Ich sag es frei heraus: Das „verpönte ich“ drängt ständig nach vorne, und ich schiebe es wieder nach hinten. Der Wille, eine bescheidene private Internetseite zu einem Hort intellektueller Erkenntnis hochzupushen, mich zu pushen, hat mich in eine Sackgasse manövriert. Der eigene Anspruch lähmt. Dass ich an einem Artikel mitunter Tage schreibe und feile, das Ergebnis dies aber nicht spiegelt, führt zu Frust. Schneller publizieren, spontaner urteilen, nicht immer abwägen und objektivieren, das möchte ich gern. Ich werde es in den kommenden Wochen ausprobieren. Der Gefahr, Euch Leserinnen und Leser damit zu quälen und zu langweilen, trete ich mit unterschwelliger Angst, aber auch einigermaßen gelassen entgegen. „Es ist meine Webseite, die Spielregeln bestimme ich!“ – das sagt sich leicht, fällt aber in der Umsetzung so schwer.

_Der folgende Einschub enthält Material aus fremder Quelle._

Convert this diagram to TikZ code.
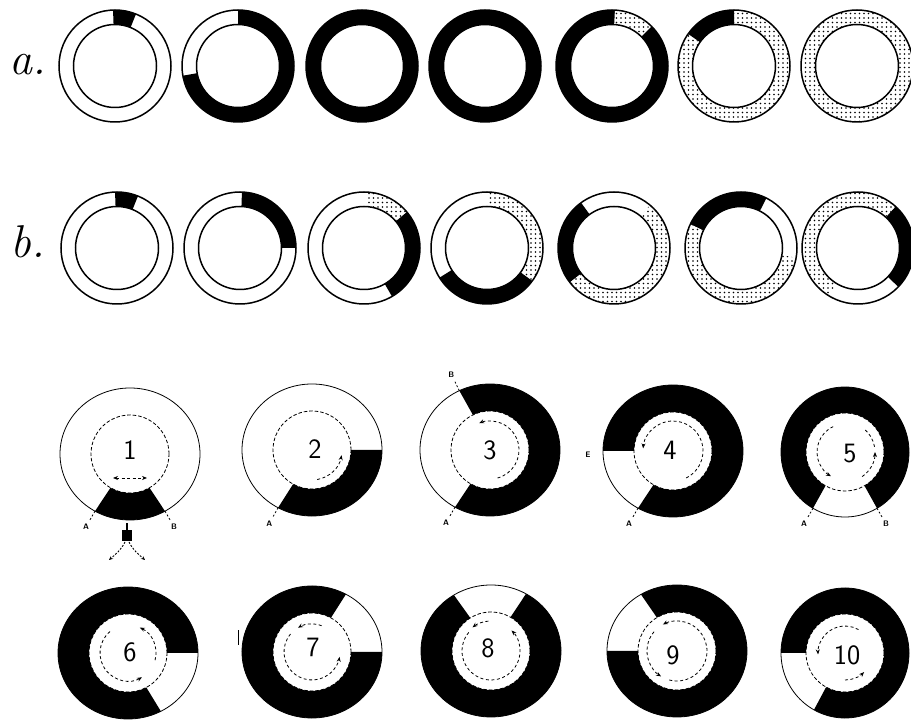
\documentclass[tikz,border=0pt]{standalone}
\usepackage{fontspec}
\usetikzlibrary{calc,patterns.meta,arrows.meta}
\tikzset{
  blk/.style={fill=black},
  dotseg/.style={preaction={fill=white},pattern={Dots[distance=4.5pt,radius=0.85pt]}},
  rimline/.style={line width=1.5pt},
  thinrim/.style={line width=0.8pt},
  innerdash/.style={line width=0.8pt,dash pattern=on 3.5pt off 2pt},
  motion/.style={line width=0.8pt,dash pattern=on 3pt off 2.5pt,-{Stealth[length=5pt,width=4pt]}},
  plainmotion/.style={line width=0.8pt,dash pattern=on 3pt off 2.5pt},
  ticker/.style={line width=0.8pt,dash pattern=on 2pt off 2pt},
  letterlbl/.style={font=\sffamily\bfseries\fontsize{8}{8}\selectfont,inner sep=0pt},
  numlbl/.style={font=\sffamily\fontsize{28}{28}\selectfont,inner sep=0pt},
  rowlbl/.style={font=\itshape\fontsize{46}{46}\selectfont,inner sep=0pt},
}
% top-row ring segment: [style]{centre}{from}{to}
\newcommand{\tseg}[4][blk]{\path[#1] (#2) ++(#3:56) arc[start angle=#3,end angle=#4,radius=56] -- ($(#2)+(#4:41.5)$) arc[start angle=#4,end angle=#3,radius=41.5] -- cycle;}
\newcommand{\trim}[1]{\draw[rimline] (#1) circle[radius=56] (#1) circle[radius=41.5];}
% bottom ring segment: [style]{centre}{from}{to}{rx}{ry}
\newcommand{\bseg}[6][blk]{\path[#1] (#2) ++(#3:#5 and #6) arc[start angle=#3,end angle=#4,x radius=#5,y radius=#6] -- ($(#2)+(#4:39)$) arc[start angle=#4,end angle=#3,radius=39] -- cycle;}
\newcommand{\brim}[3]{\draw[thinrim] (#1) ellipse[x radius=#2,y radius=#3]; \draw[innerdash] (#1) circle[radius=39];}
% motion arc: [style]{centre}{from}{to}{radius}
\newcommand{\marc}[5][motion]{\draw[#1] ($(#2)+(#3:#5)$) arc[start angle=#3,end angle=#4,radius=#5];}
% tick: {centre}{angle}{rx}{ry}{name}{text}
\newcommand{\rimtick}[6]{%
  \draw[ticker] ($(#1)+(#2:#3 and #4)$) -- ($(#1)+(#2:#3+10 and #4+10)$);
  \node[letterlbl] (#5) at ($(#1)+(#2:#3+18 and #4+18)$) {#6};}
\begin{document}
\begin{tikzpicture}[x=1pt,y=1pt]
\path[use as bounding box,fill=white] (0,0) rectangle (911,720);

% ---------------- centres
\coordinate (a1) at (115,654); \coordinate (a2) at (238,654); \coordinate (a3) at (362,654);
\coordinate (a4) at (485,654); \coordinate (a5) at (612,654); \coordinate (a6) at (734,654);
\coordinate (a7) at (857,654);
\coordinate (b1) at (117,472); \coordinate (b2) at (240,472); \coordinate (b3) at (364,472);
\coordinate (b4) at (487,472); \coordinate (b5) at (614,472); \coordinate (b6) at (741,472);
\coordinate (b7) at (858,472);
\coordinate (r1) at (130,266); \coordinate (r2) at (312,270); \coordinate (r3) at (490,270);
\coordinate (r4) at (673,269); \coordinate (r5) at (845,268);
\coordinate (r6) at (128,67); \coordinate (r7) at (312,68); \coordinate (r8) at (491,69);
\coordinate (r9) at (677,69); \coordinate (r10) at (845,67);

% ---------------- row labels
\node[rowlbl] (la) at (28,655) {a.};
\node[rowlbl] (lb) at (28,478) {b.};

% ---------------- row a
\tseg{a1}{68}{92}
\tseg{a2}{190}{450}
\tseg{a3}{0}{360}
\tseg{a4}{0}{360}
\tseg{a5}{0}{360} \tseg[dotseg]{a5}{45}{87}
\tseg[dotseg]{a6}{145}{450} \tseg{a6}{90}{145}
\tseg[dotseg]{a7}{0}{360}
\foreach \c in {a1,a2,a3,a4,a5,a6,a7} {\trim{\c}}

% ---------------- row b
\tseg{b1}{68}{92}
\tseg{b2}{0}{88}
\tseg[dotseg]{b3}{40}{88} \tseg{b3}{-60}{40}
\tseg[dotseg]{b4}{-36}{90} \tseg{b4}{212}{324}
\tseg{b5}{126}{218} \tseg[dotseg]{b5}{218}{410}
\tseg{b6}{63}{155} \tseg[dotseg]{b6}{155}{350}
\tseg{b7}{-44}{48} \tseg[dotseg]{b7}{48}{239}
\foreach \c in {b1,b2,b3,b4,b5,b6,b7} {\trim{\c}}

% ---------------- numbered rings, row 1
\brim{r1}{70}{66} \bseg{r1}{240}{300}{70}{66}
\brim{r2}{70}{66} \bseg{r2}{241}{360}{70}{66}
\brim{r3}{70}{66} \bseg{r3}{-120}{116}{70}{66}
\brim{r4}{70}{66} \bseg{r4}{240}{540}{70}{66}
\brim{r5}{64}{65} \bseg{r5}{-60}{240}{64}{65}
% ---------------- numbered rings, row 2
\brim{r6}{70}{66} \bseg{r6}{0}{298}{70}{66}
\brim{r7}{70}{66} \bseg{r7}{61}{360}{70}{66}
\brim{r8}{70}{66} \bseg{r8}{122}{420}{70}{66}
\brim{r9}{70}{66} \bseg{r9}{180}{481}{70}{66}
\brim{r10}{64}{65} \bseg{r10}{241}{540}{64}{65}

% numbers
\node[numlbl] (n1) at (130,270) {1};
\node[numlbl] (n2) at (315,271) {2};
\node[numlbl] (n3) at (490,270) {3};
\node[numlbl] (n4) at (670,270) {4};
\node[numlbl] (n5) at (850,266) {5};
\node[numlbl] (n6) at (130,68) {6};
\node[numlbl] (n7) at (313,73) {7};
\node[numlbl] (n8) at (488,72) {8};
\node[numlbl] (n9) at (673,65) {9};
\node[numlbl] (n10) at (847,65) {10};

% motion arrows
\coordinate (d1l) at (113,242); \coordinate (d1r) at (147,242);
\draw[motion,{Stealth[length=5pt,width=4pt]}-{Stealth[length=5pt,width=4pt]}] (d1l) -- (d1r);
\marc{r2}{-80}{-10}{30}
\marc{r3}{-75}{112}{29}
\marc{r4}{-64}{175}{30}
\marc{r5}{115}{240}{28} \marc{r5}{-55}{0}{30} \marc[plainmotion]{r5}{10}{50}{30}
\marc{r6}{-15}{65}{28} \marc{r6}{130}{300}{28}
\marc{r7}{70}{120}{28} \marc{r7}{140}{350}{28}
\marc{r8}{-100}{45}{29} \marc{r8}{95}{128}{30} \marc[plainmotion]{r8}{140}{255}{29}
\marc{r9}{-105}{118}{30} \marc{r9}{140}{238}{30}
\marc{r10}{60}{183}{27} \marc{r10}{270}{315}{27}

% ticks and letters
\rimtick{r1}{240}{70}{66}{t1a}{A}
\rimtick{r1}{300}{70}{66}{t1b}{B}
\rimtick{r2}{241}{70}{66}{t2a}{A}
\rimtick{r3}{116}{70}{66}{t3b}{B}
\rimtick{r3}{240}{70}{66}{t3a}{A}
\rimtick{r4}{240}{70}{66}{t4a}{A}
\node[letterlbl] (t4e) at (588,265) {E};
\rimtick{r5}{240}{64}{65}{t5a}{A}
\rimtick{r5}{300}{64}{65}{t5b}{B}

% small device below ring 1
\fill (122,179) rectangle (132,190);
\draw[line width=1.2pt] (127,190) -- (127,197);
\draw[line width=0.9pt,dash pattern=on 2pt off 1.5pt,-{Stealth[length=4pt,width=3.5pt]}] (125,178) .. controls (121,170) and (116,166) .. (109,160);
\draw[line width=0.9pt,dash pattern=on 2pt off 1.5pt,-{Stealth[length=4pt,width=3.5pt]}] (129,178) .. controls (133,170) and (138,166) .. (145,160);
% small stroke left of ring 7
\draw[line width=1pt] (238,75) -- (238,90);
\end{tikzpicture}
\end{document}
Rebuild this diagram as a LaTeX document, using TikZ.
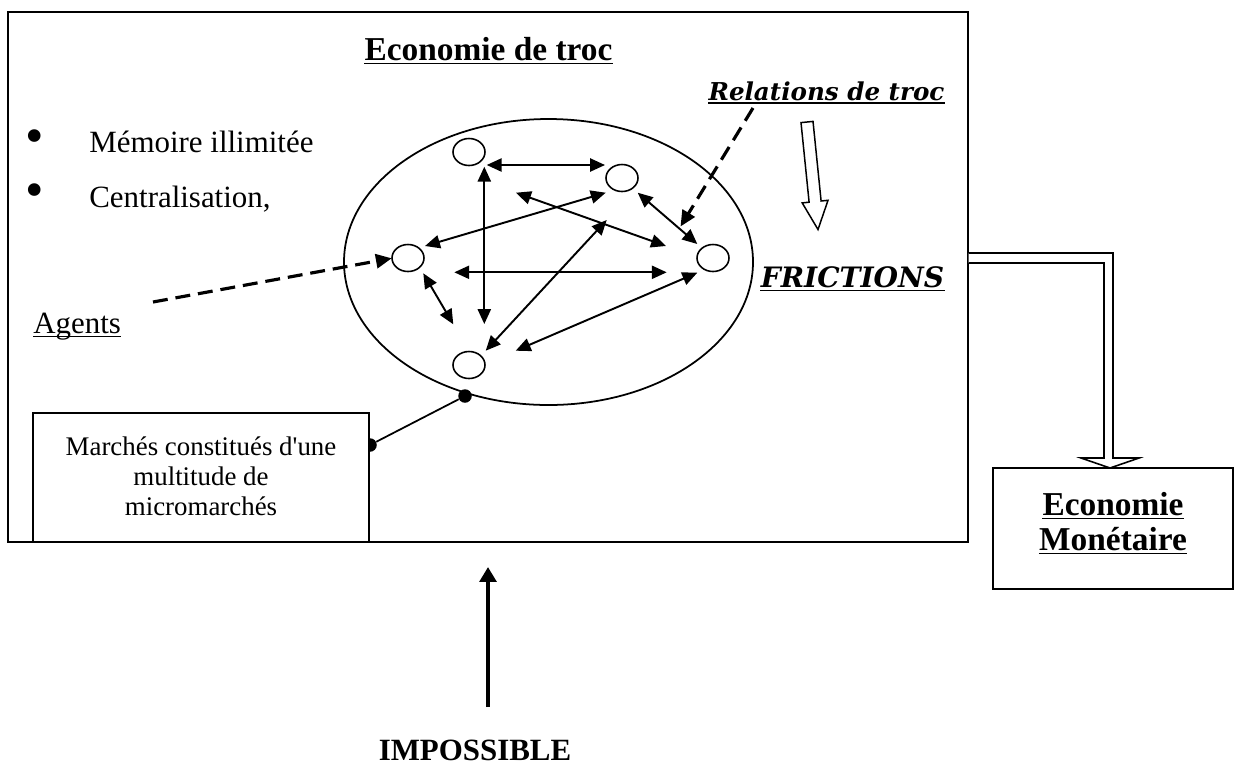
\documentclass[tikz,border=0pt]{standalone}
\usepackage{fontspec}
\setmainfont{Liberation Serif}[Ligatures=TeXOff]
\newfontfamily\dvs{DejaVu Serif}
\usetikzlibrary{arrows.meta,calc,shapes.geometric}
\begin{document}
\begin{tikzpicture}[x=0.02cm,y=-0.02cm,
  frame/.style={draw,line width=1.1pt},
  agent/.style={draw,ellipse,line width=0.9pt,minimum width=0.64cm,minimum height=0.54cm,inner sep=0pt},
  dbl/.style={{Triangle[length=8.5pt,width=7.5pt]}-{Triangle[length=8.5pt,width=7.5pt]},line width=1.1pt},
  dsh/.style={-{Triangle[length=9pt,width=8pt]},line width=1.8pt,dash pattern=on 8.5pt off 4.5pt},
  txt/.style={inner sep=0pt,anchor=base},
  ulline/.style={line width=1.1pt},
  dot/.style={circle,fill,inner sep=0pt,minimum size=0.27cm}]
\useasboundingbox (0,0) rectangle (1239,765);
% main frame
\draw[frame,fill=white] (8,12) rectangle (968,542);
% title
\node[txt,font=\fontsize{19}{22}\selectfont\bfseries] (title) at (488.5,60) {Economie de troc};
\draw[ulline] ([yshift=-2pt]title.base west) -- ([yshift=-2pt]title.base east);
% bullets
\node[inner sep=0pt,font=\fontsize{30}{30}\selectfont] (b1) at (35,142) {\textbullet};
\node[txt,anchor=base west,font=\fontsize{17.6}{20}\selectfont] (t1) at (89,152) {Mémoire illimitée};
\node[inner sep=0pt,font=\fontsize{30}{30}\selectfont] (b2) at (35,196) {\textbullet};
\node[txt,anchor=base west,font=\fontsize{17.6}{20}\selectfont] (t2) at (89,207) {Centralisation,};
% agents label
\node[txt,anchor=base west,font=\fontsize{17.6}{20}\selectfont] (agents) at (33,333) {Agents};
\draw[line width=0.7pt] ([yshift=-2pt]agents.base west) -- ([yshift=-2pt]agents.base east);
% relations / frictions
\node[txt,font=\fontsize{14}{16}\selectfont\dvs\bfseries\itshape] (rel) at (826.5,100) {Relations de troc};
\draw[ulline] ([yshift=-1.5pt]rel.base west) -- ([yshift=-1.5pt]rel.base east);
\node[txt,font=\fontsize{16}{18}\selectfont\dvs\bfseries\itshape] (fric) at (852.5,287) {FRICTIONS};
\draw[ulline] ([yshift=-2pt]fric.base west) -- ([yshift=-2pt]fric.base east);
% hollow arrow relations -> frictions
\draw[line width=0.85pt,fill=white] (801,122.6) -- (813,121.4) -- (821.1,201) -- (828,200.3) -- (818,229.5) -- (802.2,202.9) -- (809.1,202.2) -- cycle;
% big ellipse
\draw[line width=1pt] (548.5,262) ellipse [x radius=204.5, y radius=143];
% agent circles
\node[agent] (ag1) at (469,152) {};
\node[agent] (ag2) at (622,178) {};
\node[agent] (ag3) at (408,258) {};
\node[agent] (ag4) at (713,258) {};
\node[agent] (ag5) at (469,365) {};
% arrow end coordinates
\coordinate (p1a) at (486.7,165);   \coordinate (p1b) at (605,165);
\coordinate (p2a) at (484.3,166.7); \coordinate (p2b) at (484.3,324);
\coordinate (p3a) at (425,246);     \coordinate (p3b) at (605.7,192.7);
\coordinate (p4a) at (516,192.7);   \coordinate (p4b) at (666,246);
\coordinate (p5a) at (454.3,272.3); \coordinate (p5b) at (666.7,272.3);
\coordinate (p6a) at (423.3,273.3); \coordinate (p6b) at (453.3,324.3);
\coordinate (p7a) at (485.7,350.7); \coordinate (p7b) at (606.7,220);
\coordinate (p8a) at (515.7,350.7); \coordinate (p8b) at (697.3,272.7);
\coordinate (p9a) at (637.7,192.7); \coordinate (p9b) at (697.3,244);
\foreach \i in {1,...,9} {\draw[dbl] (p\i a) -- (p\i b);}
% dashed pointers
\coordinate (agstart) at (153,302);
\coordinate (ag3tip) at (391.7,258.3);
\draw[dsh] (agstart) -- (ag3tip);
\coordinate (relstart) at (753,108);
\coordinate (reltip) at (680.5,226.5);
\draw[dsh] (relstart) -- (reltip);
% markets box and connector
\node[dot] (d2) at (465,396) {};
\node[dot] (d1) at (370,445) {};
\draw[line width=1pt] (d1) -- (d2);
\draw[frame,fill=white] (33,413) rectangle (369,542);
\node[align=center,inner sep=0pt,anchor=base,font=\fontsize{15.3}{17}\selectfont] (mtext) at (201,515) {Marchés constitués d'une\\multitude de\\micromarchés};
% double hollow arrow to monetary economy
\draw[line width=0.9pt,fill=white] (968.6,253) -- (1113,253) -- (1113,458) -- (1139,458) -- (1110,468) -- (1081,458) -- (1104,458) -- (1104,263) -- (968.6,263);
\draw[frame] (993,468) rectangle (1233,589);
\node[txt,font=\fontsize{19}{22}\selectfont\bfseries] (em1) at (1113,515) {Economie};
\draw[ulline] ([yshift=-2pt]em1.base west) -- ([yshift=-2pt]em1.base east);
\node[txt,font=\fontsize{19}{22}\selectfont\bfseries] (em2) at (1113,550) {Monétaire};
\draw[ulline] ([yshift=-2pt]em2.base west) -- ([yshift=-2pt]em2.base east);
% impossible
\coordinate (impfrom) at (488,707);
\coordinate (impto) at (488,567);
\draw[-{Triangle[length=8.5pt,width=9.5pt]},line width=2.8pt] (impfrom) -- (impto);
\node[txt,font=\fontsize{17.6}{20}\selectfont\bfseries] (imp) at (475,760) {IMPOSSIBLE};
\end{tikzpicture}
\end{document}
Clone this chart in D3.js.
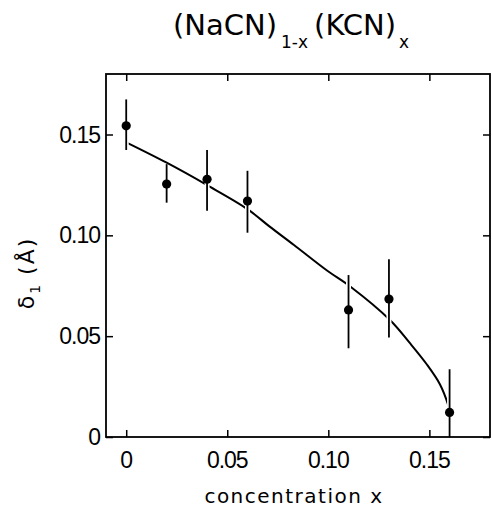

Enttäusche ich Erwartungen? Rutsche ich ab in Oberflächlichkeit? Verliere ich Vertrauen? Habe ich jemals Vertrauen genossen? Wenn ja, von wem? Und warum? Auf diese Fragen habe ich keine Antworten. Ich weiß nur, dass ich anders, schneller und spontaner schreiben möchte, weniger geschliffen, dafür ehrlicher. Ich muss es. Ansonsten hechel ich nur noch hinter Erlebten und Erlesenen her, beginne zu hinken, bleibe stehen und werde überrollt. Das führt zu unfreiwilligen Brüchen und Pausen, die will ich nicht. Die Historie von lustauflesen.de hat diese Phasen der Totenstarre zu oft erlebt. Doch viel frustrierender als meinen Stil und meine Schreibhaltung zu variieren ist es, ständig wieder von vorne beginnen zu müssen. Deshalb keine (erzwungene) Blogpause, sondern ein (freiwilliger) Paradigmenwechsel in Standard und Form. Keine Rollenspiele, mehr Ehrlichkeit, mehr Authentizität, mehr »ich«.
Ich schreibe wie mir der Schnabel gewachsen ist. Nehme keine Rücksicht mehr auf Urteile, Spott oder Häme von aussen. Vergleiche meine Texte nicht mehr ständig mit denen auf anderen Webseiten, auf anderen Blogs, weder inhaltlich, noch stilistisch. Mag sein, dass es künftig kruder, rauher und hemdsärmeliger zugeht auf lustauflesen.de, aber ich möchte mich nicht mehr verbiegen und verstellen, um Kompetenz künstlich vorzugaukeln, wo keine ist. Mag sein, dass lustauflesen.de einige Abstriche hinnehmen muss, aber mein Anspruch, ein journalistisch-literaturkritisches Angebot sein zu wollen, bleibt. Es wird allenfalls etwas persönlicher, ganz im ursprünglichen Sinne eines Weblogs, eines ins Internet geschriebenen Tagebuches oder Lesejournal. Schluss mit dem Versuch, das Feuilleton (oder irgendetwas anderes) zu kopieren, sein zu wollen, was ich nicht bin, nicht sein kann.
Viele Worte, viel Getöse. Verzeiht mir dieses kleine Lamento. Es musste sein, ich hatte es nötig, es hat mich befreit. Ich gehe jetzt wieder an die „Arbeit“, zurück an die Werkbank, versprochen. Die Longlist zum Buchpreis wartet, die von mir ausgewählten Titel, die Gespräche und Diskussionen mit den Buchpreisblogger-Kollegen. Auf dem Schreibtisch liegen zahlreiche gelesene Titel, die besprochen werden möchten. Und viel mehr habe ich noch zu berichten von einer auf- und anregenden Reise durch Flandern & die Niederlande, die im Oktober auf der Buchmesse mit einem sicherlich spektakulärem Gastlandprogramm aufwarten werden. (Auf der FB-Seite von lustauflesen.de war bereits einiges zu sehen.)